* To be done
Gather all lines from the material that contain the word "matplotlib".

☆ ☆ ☆ ☆

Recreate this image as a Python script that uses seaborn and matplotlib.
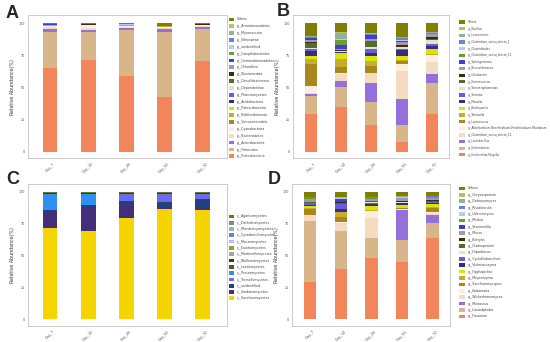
import numpy as np
import matplotlib
matplotlib.use('Agg')  # no display
import matplotlib.pyplot as plt
from matplotlib.patches import Patch
import seaborn as sns

samples = ['Day_7', 'Day_14', 'Day_28', 'Day_56', 'Day_70']

# ---- panel A: phylum level (bottom -> top of the stack) ----
phylum_names = [
    'p__Proteobacteria', 'p__Firmicutes', 'p__Actinobacteria', 'p__Bacteroidetes',
    'p__Cyanobacteria', 'p__Verrucomicrobia', 'p__Bdellovibrionota', 'p__Patescibacteria',
    'p__Acidobacteria', 'p__Planctomycetes', 'p__Dependentiae', 'p__Desulfobacterota',
    'p__Elusimicrobia', 'p__Chloroflexi', 'p__Gemmatimonadetes', 'p__Campilobacterota',
    'p__unidentified', 'p__Nitrospirae', 'p__Myxococcota', 'p__Armatimonadetes', 'Others',
]
phylum_values = [
    [65.4, 71.8, 59.0, 42.3, 70.5],
    [28.2, 21.8, 35.9, 51.3, 25.0],
    [1.8, 1.3, 1.3, 2.0, 1.5],
    [1.6, 1.2, 1.0, 0.9, 0.8],
    [1.2, 2.4, 1.0, 0.9, 0.7],
    [0.05, 0.05, 0.05, 0.05, 0.05],
    [0.5, 0.3, 0.4, 0.1, 0.3],
    [0.05, 0.05, 0.05, 0.05, 0.05],
    [0.05, 0.05, 0.05, 0.05, 0.05],
    [0.05, 0.05, 0.05, 0.05, 0.05],
    [0.05, 0.05, 0.05, 0.05, 0.05],
    [0.05, 0.05, 0.05, 0.05, 0.05],
    [0.05, 0.05, 0.05, 0.05, 0.05],
    [0.05, 0.05, 0.05, 0.05, 0.05],
    [0.05, 0.05, 0.05, 0.05, 0.05],
    [0.05, 0.05, 0.05, 0.05, 0.05],
    [0.05, 0.05, 0.05, 0.05, 0.05],
    [0.05, 0.05, 0.05, 0.05, 0.05],
    [0.05, 0.05, 0.05, 0.05, 0.05],
    [0.05, 0.05, 0.05, 0.05, 0.05],
    [0.6, 0.5, 0.7, 1.8, 0.5],
]

# ---- panel B: bacterial genera ----
genus_b_names = [
    'g__Escherichia-Shigella', 'g__Enterobacter', 'g__Lactobacillus',
    'g__Clostridium_sensu_stricto_12',
    'g__Allorhizobium-Neorhizobium-Pararhizobium-Rhizobium',
    'g__Lactococcus', 'g__Weissella', 'g__Buttiauxella', 'g__Massilia', 'g__Serratia',
    'g__Stenotrophomonas', 'g__Enterococcus', 'g__Citrobacter', 'g__Brevundimonas',
    'g__Sphingomonas', 'g__Clostridium_sensu_stricto_11', 'g__Clostridioides',
    'g__Clostridium_sensu_stricto_1', 'g__Leuconostoc', 'g__Bacillus', 'Others',
]
genus_b_values = [
    [29.6, 35.0, 20.6, 7.7, 29.2],
    [14.2, 15.5, 18.5, 12.9, 24.0],
    [1.3, 4.4, 14.7, 20.6, 7.7],
    [1.0, 5.9, 7.2, 21.9, 9.0],
    [5.4, 0.5, 0.5, 5.2, 5.2],
    [16.8, 4.4, 5.2, 2.6, 0.5],
    [3.9, 6.5, 3.9, 0.5, 0.5],
    [2.6, 4.6, 3.9, 3.1, 3.9],
    [3.9, 0.5, 2.6, 4.6, 2.0],
    [1.0, 0.5, 2.6, 1.3, 2.0],
    [0.8, 0.5, 2.0, 1.0, 3.4],
    [3.9, 0.5, 4.4, 0.5, 0.5],
    [1.0, 0.5, 0.5, 1.3, 1.8],
    [1.5, 0.5, 1.5, 2.6, 1.8],
    [1.8, 3.1, 2.5, 0.5, 0.3],
    [0.3, 4.1, 0.3, 0.3, 0.3],
    [0.3, 0.5, 0.3, 0.3, 0.3],
    [0.3, 0.5, 0.3, 2.0, 0.3],
    [0.3, 4.5, 0.3, 0.3, 0.3],
    [0.5, 0.5, 0.3, 0.3, 0.3],
    [9.6, 6.9, 7.9, 10.5, 6.7],
]

# ---- panel C: fungal classes ----
class_names = [
    'c__Saccharomycetes', 'c__Sordariomycetes', 'c__unidentified', 'c__Tremellomycetes',
    'c__Pezizomycetes', 'c__Leotiomycetes', 'c__Wallemiomycetes', 'c__Mortierellomycetes',
    'c__Eurotiomycetes', 'c__Mucoromycetes', 'c__Cystobasidiomycetes',
    'c__Microbotryomycetes', 'c__Dothideomycetes', 'c__Agaricomycetes',
]
class_values = [
    [71.5, 68.9, 79.7, 86.6, 85.6],
    [13.6, 18.0, 9.0, 1.0, 1.5],
    [0.5, 2.6, 3.9, 4.0, 7.5],
    [0.3, 0.3, 5.6, 6.6, 3.6],
    [12.6, 8.7, 0.3, 0.3, 0.3],
    [0.05, 0.05, 0.05, 0.05, 0.05],
    [0.05, 0.05, 0.05, 0.05, 0.05],
    [0.05, 0.05, 0.05, 0.05, 0.05],
    [0.05, 0.05, 0.05, 0.05, 0.05],
    [0.05, 0.05, 0.05, 0.05, 0.05],
    [0.05, 0.05, 0.05, 0.05, 0.05],
    [0.05, 0.05, 0.05, 0.05, 0.05],
    [0.4, 0.4, 0.4, 0.4, 0.4],
    [0.75, 0.75, 0.75, 0.75, 0.75],
]

# ---- panel D: fungal genera ----
genus_d_names = [
    'g__Fusarium', 'g__Lasiodiplodia', 'g__Monascus', 'g__Wickerhamomyces', 'g__Kodamaea',
    'g__Saccharomycopsis', 'g__Meyerozyma', 'g__Hyphopichia', 'g__Vishniacozyma',
    'g__Cystofilobasidium', 'g__Dipodascus', 'g__Cladosporium', 'g__Botrytis', 'g__Mucor',
    'g__Starmerella', 'g__Mrakia', 'g__Udeniomyces', 'g__Rhodotorula', 'g__Debaryomyces',
    'g__Chrysosporium', 'Others',
]
genus_d_values = [
    [29.1, 39.1, 48.3, 44.9, 63.9],
    [47.8, 30.4, 15.5, 17.3, 11.6],
    [0.0, 0.0, 0.0, 23.2, 6.4],
    [4.6, 5.9, 15.5, 0.5, 1.3],
    [0.5, 0.5, 5.2, 0.5, 0.5],
    [4.4, 3.9, 0.5, 0.5, 3.9],
    [0.5, 3.9, 0.5, 0.5, 0.5],
    [1.8, 0.5, 3.4, 2.0, 2.0],
    [0.5, 2.0, 1.3, 1.5, 1.3],
    [1.8, 3.9, 1.3, 0.5, 0.5],
    [0.5, 0.5, 0.5, 0.3, 0.3],
    [0.5, 0.5, 0.5, 0.3, 0.3],
    [0.3, 0.5, 0.5, 1.0, 1.3],
    [2.0, 0.5, 1.3, 1.8, 1.3],
    [0.3, 2.0, 0.3, 0.3, 0.3],
    [0.3, 0.3, 0.3, 0.3, 0.3],
    [0.3, 0.3, 0.3, 0.3, 0.3],
    [0.3, 0.3, 0.3, 0.3, 0.3],
    [0.3, 0.3, 0.3, 0.3, 0.3],
    [0.3, 0.3, 0.3, 0.3, 0.3],
    [3.9, 4.4, 3.9, 3.4, 3.1],
]

# shared palette for A, B, D (bottom -> top)
palette21 = [
    '#f2855a', '#d8b68a', '#9370db', '#f5dcc0', '#fbeedc', '#a8881c', '#c9ac2c',
    '#d6e800', '#3e2b7f', '#6a5be0', '#dce9c6', '#556b2f', '#3b300c', '#a696ae',
    '#3d3fd2', '#6e9c34', '#b9c9f3', '#6a82d2', '#8fb29c', '#b6bf74', '#7f7f00',
]
palette14 = [
    '#f6d400', '#452e7a', '#24407e', '#6b6af0', '#2f8ff5', '#4b5a22', '#3a3a14',
    '#a5a0a8', '#7ea444', '#b8bff4', '#6a7ed6', '#9eb4a4', '#8a8a70', '#6b7a10',
]

sns.set_style('white')
plt.rcParams['font.family'] = ['DejaVu Sans']

fig = plt.figure(figsize=(5.5, 3.42), dpi=100)
W, H = 550.0, 342.0


def px_axes(left, top, right, bottom):
    return fig.add_axes([left / W, 1 - bottom / H, (right - left) / W, (bottom - top) / H])


def draw_panel(ax, names, values, colors, xlim, ylim, width,
               leg_x, leg_top, swatch, spacing, leg_fs=2.3):
    cum = np.cumsum(np.array(values), axis=0)
    # overlapping cumulative bars, tallest first
    for i in range(len(names) - 1, -1, -1):
        sns.barplot(x=samples, y=cum[i], color=colors[i], width=width, saturation=1,
                    linewidth=0, errorbar=None, ax=ax)
    ax.set_xlim(*xlim)
    ax.set_ylim(*ylim)
    ax.set_yticks([0, 25, 50, 75, 100])
    ax.set_yticklabels(['0', '25', '50', '75', '100'], fontsize=2.4)
    ax.set_xticks(range(len(samples)))
    ax.set_xticklabels(samples, fontsize=2.6, rotation=45, ha='center')
    ax.tick_params(axis='both', length=1.5, width=0.4, pad=1, colors='#999999')
    for lab in ax.get_xticklabels() + ax.get_yticklabels():
        lab.set_color('#555555')
    ax.set_xlabel('')
    ax.set_ylabel('Relative Abundance(%)', fontsize=3.4, labelpad=2.5, color='#333333')
    for s in ax.spines.values():
        s.set_color('#c4c4c4')
        s.set_linewidth(0.6)

    handles = [Patch(facecolor=colors[i], edgecolor='none', label=names[i])
               for i in range(len(names) - 1, -1, -1)]
    fig.legend(handles=handles, loc='upper left',
               bbox_to_anchor=(leg_x / W, 1 - leg_top / H),
               frameon=False, fontsize=leg_fs, handlelength=swatch, handleheight=1.4,
               labelspacing=spacing, handletextpad=0.9, borderpad=0, borderaxespad=0,
               labelcolor='#444444')


axA = px_axes(28.3, 15, 226.7, 158.3)
draw_panel(axA, phylum_names, phylum_values, palette21, (-0.57, 4.63), (-5.1, 106.5),
           0.39, 229, 17.5, 1.5, 0.89)

axB = px_axes(293.3, 15, 449, 158.3)
draw_panel(axB, genus_b_names, genus_b_values, palette21, (-0.59, 4.57), (-5.1, 106.5),
           0.4, 459, 20, 2.2, 0.95, leg_fs=2.0)

axC = px_axes(28.3, 184.3, 226.7, 326)
draw_panel(axC, class_names, class_values, palette14, (-0.57, 4.63), (-5.25, 105.8),
           0.39, 229, 214.5, 1.5, 0.72)

axD = px_axes(292.3, 184.3, 450, 326)
draw_panel(axD, genus_d_names, genus_d_values, palette21, (-0.59, 4.57), (-5.25, 105.8),
           0.4, 459, 186.5, 1.9, 0.75)

for letter, x, y in [('A', 6, 5), ('B', 277, 3), ('C', 6, 171), ('D', 268, 171)]:
    fig.text(x / W, 1 - y / H, letter, fontsize=13, fontweight='bold',
             family=['Liberation Sans', 'DejaVu Sans'], va='top', ha='left')

fig.savefig('out.png', dpi=100)
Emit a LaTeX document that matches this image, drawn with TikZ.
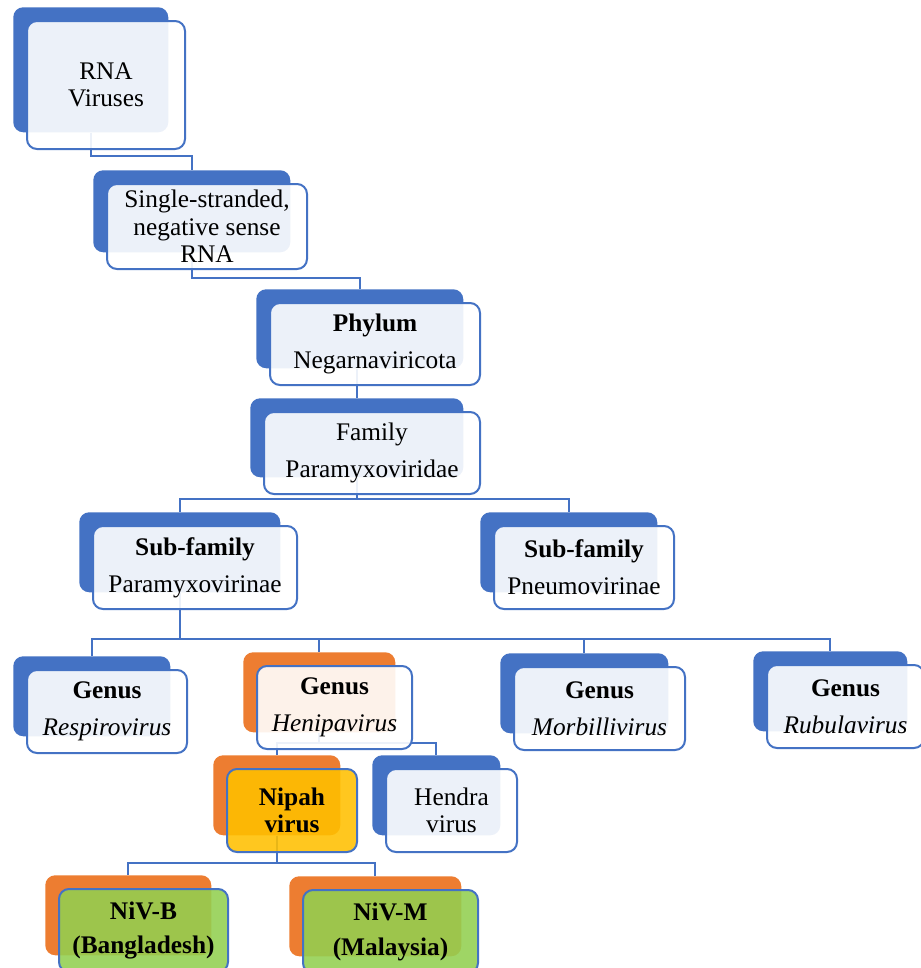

☆ ☆ ☆ ☆

* Exercise result
Recreate this image as a Python script that uses seaborn and matplotlib.
import matplotlib
matplotlib.use('Agg')  # no display
import matplotlib.pyplot as plt
from matplotlib.patches import Patch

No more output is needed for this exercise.